The main thing that helps me in my workflow is to develop documentation around the code. If the code drifts from the docs, the model will notice and you can decide which was correct, the plan, the maintainer manual, or the code, or the comments in the code. Notice that there is 3 separate things written about the code, and the code itself…. Keeping all of that correct, coherent, and consistent (with a separate, invariant document that describes your design principles) keeps the model from going off the rails and gives ample opportunity to sense bad smells before they get set in stone.

It’s a token fire and you need a minimum 250k context model… but I still get as much work done in an hour as I used to do in a day, and the code I coauthor is better documented, more maintainable, and more tested than any code I have ever written before.

1 comments

pron 45 days ago

> There are other ways to achieve this goal though, that don’t require exhaustive human review, better models are able to do that part as well if properly guided.

Not at this time. Even if you could somehow get their success rate to 90%, it's still far too low because the mistakes can be (and are occassionally) catastrophic. It's only when you review everything that you find mistakes that will bite you down the line. If you don't review everything, you just don't know, but the rate of bad mistakes introduced by the agents is too high to trust, no matter how much prompting and orchestration you do. Maybe future models will address that, but we're not there yet.

> The main thing that helps me in my workflow is to develop documentation around the code. If the code drifts from the docs, the model will notice and you can decide which was correct, the plan, the maintainer manual, or the code, or the comments in the code.

That's helpful but it doesn't solve the problem, which is that the agents are happy to introduce horrendous workarounds, and they don't tell you that the code they've written is a horrendous workaround. The docs are fine and reflect the code and the code reflects the strategy, but you just don't know that the strategy is wrong.

link

K0balt 45 days ago

I haven’t had this problem. Maybe it’s because of the language I’m using (C++) or maybe it’s because of the strict enforcement of modularity and public vs private interfaces, etc that I use? Also, the code is tested against the hardware with every change. Idk if that’s why my experience has been different from yours or not.

My workflow also requires a discussion of the architecture and methodology of each addition or change, but honestly because we define the interfaces first, and each concern is given its own .c and .h file, it’s very hard to sneak something in without me noticing and calling it out. (Which does happen occasionally)

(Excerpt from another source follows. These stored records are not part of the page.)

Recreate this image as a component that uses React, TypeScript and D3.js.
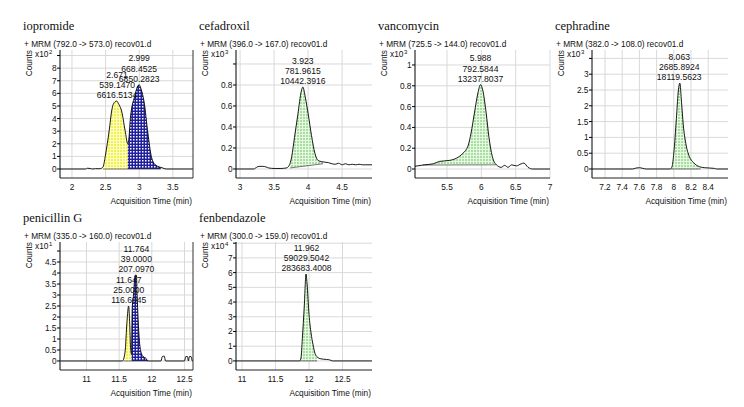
import React from 'react';
import * as d3 from 'd3';

const W = 744;
const H = 407;

// ---------- data (time in min, counts in the panel's x10^n unit) ----------
const iopromideTrace: [number, number][] = [
  [1.82, 0], [2.2, 0], [2.23, 0.06], [2.27, 0.04], [2.31, 0], [2.35, 0.03], [2.4, 0.02], [2.44, 0.06],
  [2.465, 0.2], [2.495, 1.0], [2.525, 2.0], [2.555, 3.1], [2.59, 4.6], [2.62, 5.2], [2.664, 5.39],
  [2.7, 5.1], [2.738, 4.6], [2.79, 3.06], [2.83, 2.0], [2.85, 2.6], [2.87, 4.1], [2.94, 5.9],
  [2.97, 6.5], [3.0, 6.68], [3.03, 6.3], [3.07, 5.4], [3.13, 2.8], [3.18, 1.0], [3.22, 0.45],
  [3.28, 0.2], [3.34, 0.1], [3.4, 0], [3.8, 0],
];
const cefadroxilTrace: [number, number][] = [
  [2.94, 0], [3.2, 0], [3.24, 0.015], [3.28, 0.025], [3.33, 0.025], [3.38, 0.02], [3.42, 0.01],
  [3.5, 0.005], [3.6, 0.005], [3.68, 0.01], [3.72, 0.03], [3.76, 0.12], [3.8, 0.3], [3.85, 0.52],
  [3.9, 0.74], [3.923, 0.78], [3.96, 0.68], [4.0, 0.53], [4.05, 0.32], [4.1, 0.15], [4.15, 0.08],
  [4.2, 0.07], [4.25, 0.065], [4.3, 0.06], [4.35, 0.05], [4.4, 0.045], [4.45, 0.055], [4.5, 0.04],
  [4.55, 0.05], [4.6, 0.04], [4.65, 0.045], [4.7, 0.04], [4.75, 0.045], [4.8, 0.04], [4.85, 0.04],
  [4.94, 0.04],
];
const vancomycinTrace: [number, number][] = [
  [5.03, 0.026], [5.17, 0.04], [5.3, 0.05], [5.39, 0.073], [5.54, 0.083], [5.64, 0.105], [5.73, 0.15],
  [5.81, 0.23], [5.85, 0.345], [5.9, 0.54], [5.95, 0.73], [5.988, 0.81], [6.02, 0.76], [6.07, 0.54],
  [6.11, 0.31], [6.16, 0.12], [6.22, 0.04], [6.29, 0.016], [6.34, 0.035], [6.39, 0.016], [6.44, 0.04],
  [6.51, 0.03], [6.58, 0.05], [6.62, 0.057], [6.68, 0.016], [6.75, 0], [7.0, 0],
];
const cephradineTrace: [number, number][] = [
  [7.05, 0], [7.52, 0], [7.56, 0.03], [7.6, 0.04], [7.64, 0.02], [7.68, 0], [7.96, 0], [7.98, 0.08],
  [8.0, 0.5], [8.03, 1.6], [8.05, 2.4], [8.07, 2.72], [8.09, 2.1], [8.11, 1.4], [8.14, 0.8],
  [8.18, 0.4], [8.23, 0.2], [8.3, 0.07], [8.36, 0.04], [8.42, 0.03], [8.47, 0.02], [8.5, 0], [8.63, 0],
];
const penicillinTrace: [number, number][] = [
  [10.6, 0], [11.55, 0], [11.59, 0.4], [11.62, 1.8], [11.645, 2.5], [11.66, 1.8], [11.675, 0.6],
  [11.69, 0.3], [11.7, 2.4], [11.72, 3.0], [11.745, 3.9], [11.764, 3.9], [11.775, 3.0], [11.79, 1.9],
  [11.81, 0.9], [11.84, 0.35], [11.87, 0.2], [11.91, 0.12], [11.94, 0], [12.14, 0], [12.16, 0.2],
  [12.19, 0.22], [12.21, 0], [12.5, 0], [12.52, 0.2], [12.545, 0.2], [12.56, 0], [12.575, 0.2],
  [12.6, 0.2], [12.62, 0], [12.63, 0],
];
const fenbendazoleTrace: [number, number][] = [
  [10.91, 0], [11.86, 0], [11.88, 0.2], [11.9, 1.5], [11.93, 3.8], [11.955, 5.9], [11.97, 5.3],
  [12.0, 3.15], [12.03, 1.9], [12.06, 1.1], [12.09, 0.5], [12.12, 0.28], [12.18, 0.14], [12.26, 0.1],
  [12.31, 0.07], [12.35, 0], [12.94, 0],
];

const compoundNames = ['iopromide', 'cefadroxil', 'vancomycin', 'cephradine', 'penicillin G', 'fenbendazole'];
const mrmLabels = [
  '+ MRM (792.0 -> 573.0) recov01.d',
  '+ MRM (396.0 -> 167.0) recov01.d',
  '+ MRM (725.5 -> 144.0) recov01.d',
  '+ MRM (382.0 -> 108.0) recov01.d',
  '+ MRM (335.0 -> 160.0) recov01.d',
  '+ MRM (300.0 -> 159.0) recov01.d',
];
const exponents = ['2', '3', '3', '3', '1', '4'];

const xDomains: [number, number][] = [
  [1.822, 3.8], [2.94, 4.94], [5.034, 7.0], [7.049, 8.63], [10.595, 12.63], [10.91, 12.94],
];
const yDomains: [number, number][] = [
  [-0.714, 9.44], [-0.0857, 1.133], [-0.0865, 1.144], [-0.285, 3.766], [-0.41, 5.41], [-0.616, 8.08],
];

const xTicks: number[][] = [
  [2, 2.5, 3, 3.5],
  [3, 3.5, 4, 4.5],
  [5.5, 6, 6.5, 7],
  [7.2, 7.4, 7.6, 7.8, 8, 8.2, 8.4],
  [11, 11.5, 12, 12.5],
  [11, 11.5, 12, 12.5],
];
const yTicks: number[][] = [
  [0, 1, 2, 3, 4, 5, 6, 7, 8, 9],
  [0, 0.2, 0.4, 0.6, 0.8, 1.0],
  [0, 0.2, 0.4, 0.6, 0.8, 1.0],
  [0, 0.5, 1, 1.5, 2, 2.5, 3, 3.5],
  [0, 0.5, 1, 1.5, 2, 2.5, 3, 3.5, 4, 4.5, 5],
  [0, 1, 2, 3, 4, 5, 6, 7, 8],
];
const yTickLabels: string[][] = [
  ['0', '1', '2', '3', '4', '5', '6', '7', '8', ''],
  ['0', '0.2', '0.4', '0.6', '0.8', ''],
  ['0', '0.2', '0.4', '0.6', '0.8', '1'],
  ['0', '0.5', '1', '1.5', '2', '2.5', '3', ''],
  ['0', '0.5', '1', '1.5', '2', '2.5', '3', '3.5', '4', '4.5', ''],
  ['0', '1', '2', '3', '4', '5', '6', '7', ''],
];

// integrated regions: [start, end, baseline at start, baseline at end]
type Region = { from: number; to: number; b0: number; b1: number; fill: string };
const integrations: Region[][] = [
  [
    { from: 2.465, to: 2.83, b0: 0, b1: 0, fill: 'yellow' },
    { from: 2.83, to: 3.32, b0: 0, b1: 0, fill: 'blue' },
  ],
  [{ from: 3.735, to: 4.22, b0: 0.01, b1: 0.05, fill: 'green' }],
  [{ from: 5.15, to: 6.22, b0: 0.038, b1: 0.04, fill: 'green' }],
  [{ from: 7.97, to: 8.31, b0: 0, b1: 0, fill: 'green' }],
  [
    { from: 11.57, to: 11.69, b0: 0, b1: 0, fill: 'yellow' },
    { from: 11.69, to: 11.94, b0: 0, b1: 0, fill: 'blue' },
  ],
  [{ from: 11.87, to: 12.12, b0: 0, b1: 0, fill: 'green' }],
];

// peak annotations: retention time, height, area
type Peak = { rt: number; lines: string[] };
const peakLabels: Peak[][] = [
  [
    { rt: 2.999, lines: ['2.999', '668.4525', '6850.2823'] },
    { rt: 2.671, lines: ['2.671', '539.1470', '6616.5134'] },
  ],
  [{ rt: 3.923, lines: ['3.923', '781.9615', '10442.3916'] }],
  [{ rt: 5.988, lines: ['5.988', '792.5844', '13237.8037'] }],
  [{ rt: 8.063, lines: ['8.063', '2685.8924', '18119.5623'] }],
  [
    { rt: 11.764, lines: ['11.764', '39.0000', '207.0970'] },
    { rt: 11.647, lines: ['11.647', '25.0000', '116.6045'] },
  ],
  [{ rt: 11.962, lines: ['11.962', '59029.5042', '283683.4008'] }],
];

const traces = [iopromideTrace, cefadroxilTrace, vancomycinTrace, cephradineTrace, penicillinTrace, fenbendazoleTrace];

// ---------- layout ----------
const colLeft = [60, 236, 415, 592];
const colRight = [193, 372, 550, 728];
const rowTop = [50, 242];
const PLOT_H = 128;
const SANS = "'Liberation Sans', Arial, Helvetica, sans-serif";
const SERIF = "'Liberation Serif', 'Times New Roman', serif";

function interp(trace: [number, number][], t: number): number {
  for (let i = 1; i < trace.length; i++) {
    const [t0, v0] = trace[i - 1];
    const [t1, v1] = trace[i];
    if (t >= t0 && t <= t1) return v0 + ((t - t0) / (t1 - t0 || 1)) * (v1 - v0);
  }
  return 0;
}

function Panel({ idx }: { idx: number }) {
  const col = idx % 4;
  const row = Math.floor(idx / 4);
  const left = colLeft[col];
  const right = colRight[col];
  const top = rowTop[row];
  const bottom = top + PLOT_H;
  const x = d3.scaleLinear().domain(xDomains[idx]).range([left, right]);
  const y = d3.scaleLinear().domain(yDomains[idx]).range([bottom, top]);
  const trace = traces[idx];
  const line = d3
    .line<[number, number]>()
    .x((d) => x(d[0]))
    .y((d) => y(d[1]))
    .curve(d3.curveMonotoneX);
  const clipId = `clip-${idx}`;

  const regions = integrations[idx].map((r, k) => {
    const pts: [number, number][] = [[r.from, interp(trace, r.from)]];
    trace.forEach((p) => {
      if (p[0] > r.from && p[0] < r.to) pts.push(p);
    });
    pts.push([r.to, interp(trace, r.to)]);
    const base = (t: number) => r.b0 + ((t - r.from) / (r.to - r.from)) * (r.b1 - r.b0);
    const area = d3
      .area<[number, number]>()
      .x((d) => x(d[0]))
      .y1((d) => y(d[1]))
      .y0((d) => y(base(d[0])))
      .curve(d3.curveMonotoneX);
    return (
      <g key={k}>
        <path d={area(pts) || ''} fill={`url(#pat-${r.fill})`} stroke="none" />
        <line x1={x(r.from)} x2={x(r.to)} y1={y(r.b0)} y2={y(r.b1)} stroke="#222" strokeWidth={0.6} />
      </g>
    );
  });

  const peakY = (rt: number) => {
    let best = 0;
    trace.forEach((p) => {
      if (Math.abs(p[0] - rt) < 0.04) best = Math.max(best, p[1]);
    });
    return y(best);
  };

  return (
    <g>
      <defs>
        <clipPath id={clipId}>
          <rect x={left} y={top} width={right - left} height={PLOT_H} />
        </clipPath>
      </defs>
      <text x={left - 37} y={top - 20} fontFamily={SERIF} fontSize={12.5} fill="#111">
        {compoundNames[idx]}
      </text>
      <text x={left - 36} y={top - 3} fontFamily={SANS} fontSize={8.3} fill="#111">
        {mrmLabels[idx]}
      </text>
      {/* grid */}
      {yTicks[idx].map((v, k) => (
        <line key={`gy${k}`} x1={left} x2={right} y1={y(v)} y2={y(v)} stroke="#d9d9d9" strokeWidth={1} />
      ))}
      {xTicks[idx].map((v, k) => (
        <line key={`gx${k}`} x1={x(v)} x2={x(v)} y1={top} y2={bottom} stroke="#d9d9d9" strokeWidth={1} />
      ))}
      {/* fills and trace */}
      <g clipPath={`url(#${clipId})`}>
        {regions}
        <path d={line(trace) || ''} fill="none" stroke="#000" strokeWidth={0.9} />
      </g>
      {/* axes */}
      <line x1={left} x2={left} y1={top} y2={bottom} stroke="#000" strokeWidth={1} />
      <line x1={left} x2={right} y1={bottom} y2={bottom} stroke="#222" strokeWidth={1} />
      {col === 0 && <line x1={right} x2={right} y1={top} y2={bottom} stroke="#333" strokeWidth={1} />}
      {yTicks[idx].map((v, k) => (
        <g key={`ty${k}`}>
          <line x1={left - 3} x2={left} y1={y(v)} y2={y(v)} stroke="#000" strokeWidth={1} />
          <text x={left - 3.5} y={y(v) + 3} textAnchor="end" fontFamily={SANS} fontSize={8.3} fill="#111">
            {yTickLabels[idx][k]}
          </text>
        </g>
      ))}
      {xTicks[idx].map((v, k) => (
        <text key={`tx${k}`} x={x(v)} y={bottom + 12} textAnchor="middle" fontFamily={SANS} fontSize={8.3} fill="#111">
          {String(v)}
        </text>
      ))}
      <text x={left - 25} y={top + 7} fontFamily={SANS} fontSize={8.3} fill="#111">
        x10
      </text>
      <text x={left - 11} y={top + 4} fontFamily={SANS} fontSize={6} fill="#111">
        {exponents[idx]}
      </text>
      <text
        transform={`translate(${left - 28},${top}) rotate(-90)`}
        textAnchor="end"
        fontFamily={SANS}
        fontSize={8.3}
        fill="#111"
      >
        Counts
      </text>
      <text x={right - 1} y={bottom + 26} textAnchor="end" fontFamily={SANS} fontSize={8.3} fill="#111">
        Acquisition Time (min)
      </text>
      {/* peak labels */}
      {peakLabels[idx].map((pk, k) => {
        const py = peakY(pk.rt);
        const n = pk.lines.length;
        return (
          <g key={`pk${k}`}>
            {pk.lines.map((s, j) => (
              <text
                key={j}
                x={x(pk.rt)}
                y={py - 3 - (n - 1 - j) * 10.2}
                textAnchor="middle"
                fontFamily={SANS}
                fontSize={8.6}
                fill="#111"
              >
                {s}
              </text>
            ))}
          </g>
        );
      })}
    </g>
  );
}

export default function App() {
  return (
    <svg
      width={W}
      height={H}
      viewBox={`0 0 ${W} ${H}`}
      style={{ position: 'absolute', left: 0, top: 0, background: '#fff', display: 'block' }}
    >
      <defs>
        <pattern id="pat-green" width={3} height={3} patternUnits="userSpaceOnUse">
          <rect width={3} height={3} fill="#e6f7e2" />
          <rect width={2} height={2} fill="#a9dda2" />
        </pattern>
        <pattern id="pat-yellow" width={3} height={3} patternUnits="userSpaceOnUse">
          <rect width={3} height={3} fill="#ffffc8" />
          <rect width={2} height={2} fill="#f2f04a" />
        </pattern>
        <pattern id="pat-blue" width={3} height={3} patternUnits="userSpaceOnUse">
          <rect width={3} height={3} fill="#1f1f9c" />
          <rect x={1} y={1} width={1.5} height={1.5} fill="#ffffff" />
        </pattern>
      </defs>
      <rect width={W} height={H} fill="#fff" />
      {compoundNames.map((_, i) => (
        <Panel key={i} idx={i} />
      ))}
    </svg>
  );
}
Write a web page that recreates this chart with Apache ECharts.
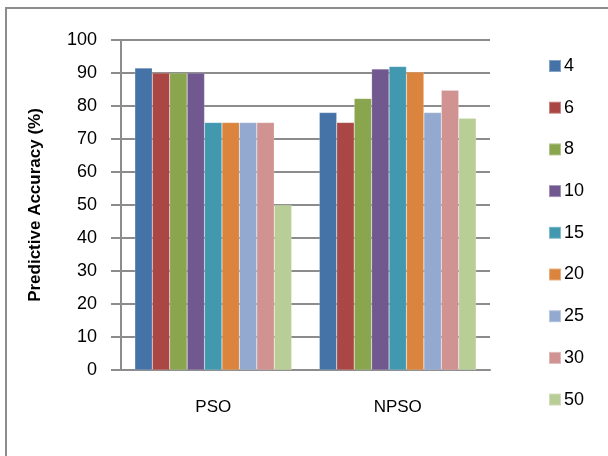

I suspect that file level granularity may be one of the keys. It never is actually working on more than a couple hundred lines of code at a time, plus interfaces of related files. I end up with a hundred files where I might have had 30 coding by hand, but it is actually easier to reason about the code for me as well, and the number of files is not an issue because of the automation. Total LOC is about the same as I would produce by hand for the same work, which means it’s actually writing less, due to the interface overhead, so I’m pretty stoked about that. The only real nightmare for humans is the long includes.

OTOH if I don’t do all of this it will definitely go off the rails and produce garbage.

I’ve been writing c (and c++) for almost 40 years, and although that doesn’t mean I’m any good, it does mean I have developed a keen sense of smell and highly sensitive olfactory PTSD.

With the right structured environment, a SOTA model with a suspicious seasoned dev holding its hand can be easier to manage and much more productive than a small team. Or, maybe I’ve just sucked so bad my whole life that I can’t tell the difference, but at any rate it works well enough to ship without nightmares, and less bugs and patching than I had before.

Edit:

I should mention that if bugs get tricky, like hardware idiosyncrasies and things like that, the model just goes nuts.if I handle it very very carefully so that it does not try to understand the problem, and I just have it poke the firmware with a stick from a distance enough times and from enough angles, as long as I have successfully prevented it from trying to figure out the problem (which is not as easy as it seems like it would be) it actually will usually nail it. If it starts to guess it’s usually best just to roll back the context and start over with the poking (I have a harness so it does direct hardware probes)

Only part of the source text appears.